This has been the case for the first three quarters of the year but in Q3 bridging finance for property development nudged down to 22% from 25% in Q2.
A traditional chain-break was once again the second most popular use for bridging finance, contributing to 20% of all lending in Q3, up from 18% in Q2 2019.
Bridging loans for business purposes fell from 12% to 6% in the third quarter.
The Bridging Trends figures are derived from lender MT Finance and specialist finance brokers Brightstar Financial, Capital B, Clever Lending, Complete FS, Enness, Impact Specialist Finance, Positive Lending, Y3S and UK Property Finance.
Bridging loan growth weakened in the third quarter, with transactions by the contributors to Bridging Trends hitting £181.64 million, down by £3.2 million on the previous quarter.
The number of regulated bridging loans within the report rose to 42% in Q3, up from 37.5% in Q2. There was a lower average monthly interest rate in the third quarter (0.74%), a decrease of 0.05% on the previous quarter.
Demand for second charge loans remained consistent at 18.4% in Q3, with average LTV levels at 53.1%.
For the fourth consecutive quarter, the average term of a bridging loan remained at 12 months. The average completion time on a bridging loan application in the third quarter increased by seven days to 51.
Gareth Lewis, commercial director at MT Finance, said: “Bridging loan activity for the third quarter remained stable, coupled with the most popular uses, is a good indication of strong demand from borrowers seeking to purchase property fast while prices are low, ahead of Brexit’s conclusion.
“It’s quite clear that the uncertainty of Brexit has had its effect on the London property market, with prices dropping significantly in many boroughs. This has prompted many property investors to utilise the speed of bridging loans to act quickly on opportunities.
“With the EU deadline now extended, it would be reasonable that we’ll see the same trends continue throughout the rest of the year.”

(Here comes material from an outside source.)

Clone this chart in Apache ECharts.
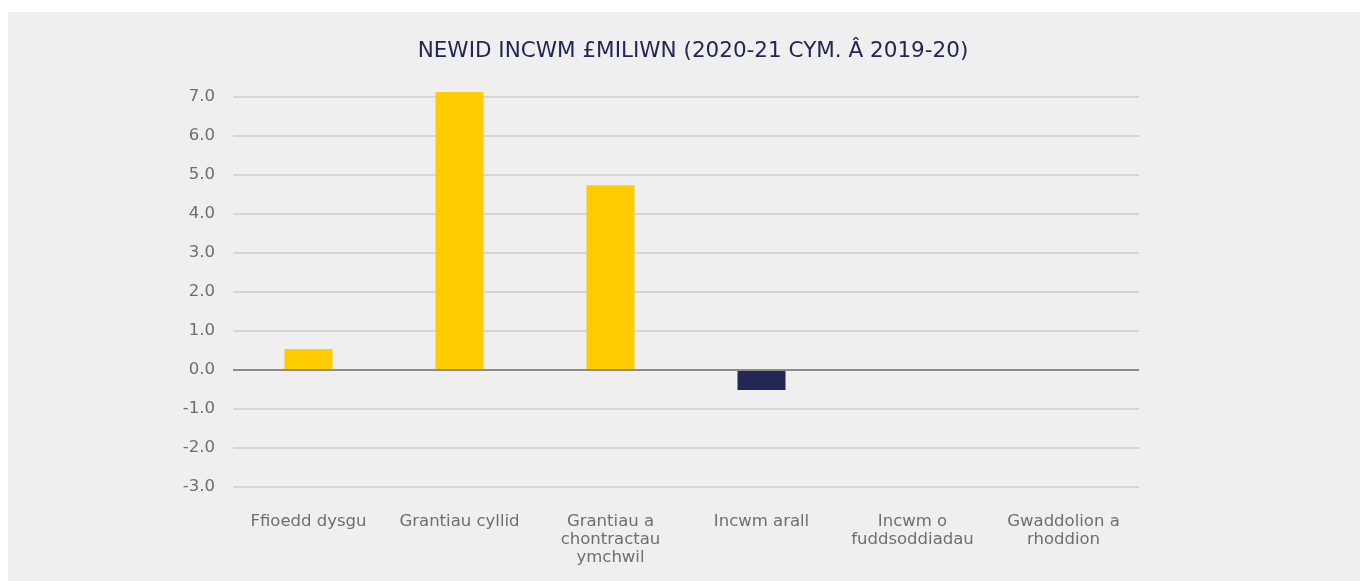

Andre Bartlett, director of Capital B Property Finance, commented: “We are still seeing strong demand for regulated loans for chain breaking etc for good clients, at low LTVs. The appetite for lenders for these types of deals remains healthy and rates continue to be consistently low and the competition is still fierce.
“The downside is average completion times for loans is heading in the wrong direction, but that may be due to matters outside of lenders’ hands. I would love to see the average completion time get down to below 40 days.”
Chris Whitney, head of specialist lending at Enness, added: “It is a buyers’ market right now, especially for international buyers who are also taking advantage of the weak pound.
“This, and suppressed prices due to the political uncertainty, means that many international buyers are picking up assets at over 20% lower than they might have been three years ago.”